Il terzo elemento evidenziato nel report è la vulnerabilità dell’UE: l’Europa ha forme di dipendenze esterne che, in una situazione geopolitica quantomeno tesa, possono facilmente diventare piaghe; il frutto di queste dipendenze è la necessità di investire maggiormente nella difesa. Per ridurre questo vulnus, l’UE deve implementare il Critical Raw Materials Act: per rafforzare l’approvvigionamento di materie prime, sarebbe opportuno istituire una vera e propria piattaforma a questo dedicata con il compito di aggregare la domanda, per l’acquisto unitario di materie critiche, e coordinare la negoziazione di questi acquisti con i paesi produttori. L’UE deve ulteriormente sfruttare le sue risorse interne attraverso l’innovazione nei materiali alternativi: l’UE non dispone di combustibili fossili ma è dotata di alcune materie prime, come il litio in Portogallo.
Per quanto riguarda la difesa europea, vi sono due carenze principali: una spesa bassa e una mancanza di investimento e sviluppo tecnologico.
Il settore della difesa europeo è molto competitivo ed alcuni suoi prodotti sono superiori o equivalenti qualitativamente a quelli statunitensi; tuttavia, la sua frammentazione lo sfibra.

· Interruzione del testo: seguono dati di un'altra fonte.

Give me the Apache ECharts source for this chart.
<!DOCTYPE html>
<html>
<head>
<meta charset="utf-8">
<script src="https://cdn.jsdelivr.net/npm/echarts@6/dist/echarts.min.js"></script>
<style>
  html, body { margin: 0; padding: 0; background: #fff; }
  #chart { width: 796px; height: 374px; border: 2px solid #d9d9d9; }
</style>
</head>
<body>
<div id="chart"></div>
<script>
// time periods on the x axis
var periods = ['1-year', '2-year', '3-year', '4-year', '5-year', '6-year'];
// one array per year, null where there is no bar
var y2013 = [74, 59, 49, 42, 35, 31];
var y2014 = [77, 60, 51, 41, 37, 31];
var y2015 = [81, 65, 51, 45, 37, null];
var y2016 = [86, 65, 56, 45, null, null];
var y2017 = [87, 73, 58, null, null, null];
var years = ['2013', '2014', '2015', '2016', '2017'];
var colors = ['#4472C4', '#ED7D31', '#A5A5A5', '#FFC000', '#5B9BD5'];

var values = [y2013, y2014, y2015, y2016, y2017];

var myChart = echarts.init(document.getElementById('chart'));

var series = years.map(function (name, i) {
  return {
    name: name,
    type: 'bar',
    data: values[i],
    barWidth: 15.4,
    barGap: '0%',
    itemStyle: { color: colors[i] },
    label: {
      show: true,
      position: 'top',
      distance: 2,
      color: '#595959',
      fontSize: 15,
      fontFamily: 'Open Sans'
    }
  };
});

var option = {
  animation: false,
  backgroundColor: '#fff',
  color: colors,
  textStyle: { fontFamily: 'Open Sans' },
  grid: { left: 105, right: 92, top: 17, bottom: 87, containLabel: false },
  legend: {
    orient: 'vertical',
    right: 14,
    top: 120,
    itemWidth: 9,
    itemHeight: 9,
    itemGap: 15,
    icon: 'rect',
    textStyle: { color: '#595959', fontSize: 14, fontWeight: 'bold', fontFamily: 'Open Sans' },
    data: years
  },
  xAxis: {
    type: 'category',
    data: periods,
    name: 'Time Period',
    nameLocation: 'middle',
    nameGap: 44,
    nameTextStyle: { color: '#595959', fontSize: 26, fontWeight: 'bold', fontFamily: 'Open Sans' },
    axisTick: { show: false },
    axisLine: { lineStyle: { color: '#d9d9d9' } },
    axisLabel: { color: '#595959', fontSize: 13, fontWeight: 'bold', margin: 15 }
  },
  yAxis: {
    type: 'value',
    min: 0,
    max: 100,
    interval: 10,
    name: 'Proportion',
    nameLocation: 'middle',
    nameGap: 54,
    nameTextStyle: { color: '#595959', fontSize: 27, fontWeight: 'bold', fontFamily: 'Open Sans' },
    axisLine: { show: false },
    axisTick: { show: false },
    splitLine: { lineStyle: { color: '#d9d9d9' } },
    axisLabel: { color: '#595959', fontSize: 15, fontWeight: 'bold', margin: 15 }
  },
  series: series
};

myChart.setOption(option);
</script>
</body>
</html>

Un esempio lampante è la guerra in Ucraina: per l’artiglieria da 155 mm, gli Stati membri dell’UE hanno consegnato decine di varianti di obici diverse causando notevoli difficoltà alla logistica delle forze ucraine. In definitiva, Mario Draghi lancia una sfida all’UE chiedendo unità e coesione: l’unico strumento in grado di salvaguardare l’Europa è il debito comune. La questione rimane tuttora aperta: è possibile trovare un compromesso con i paesi frugali – Danimarca, Svezia, Austria, Paesi Bassi – tradizionalmente contrari al debito comune? Draghi, tuttavia, non contempla molte opzioni: o il debito comune o la negazione dell’Europa.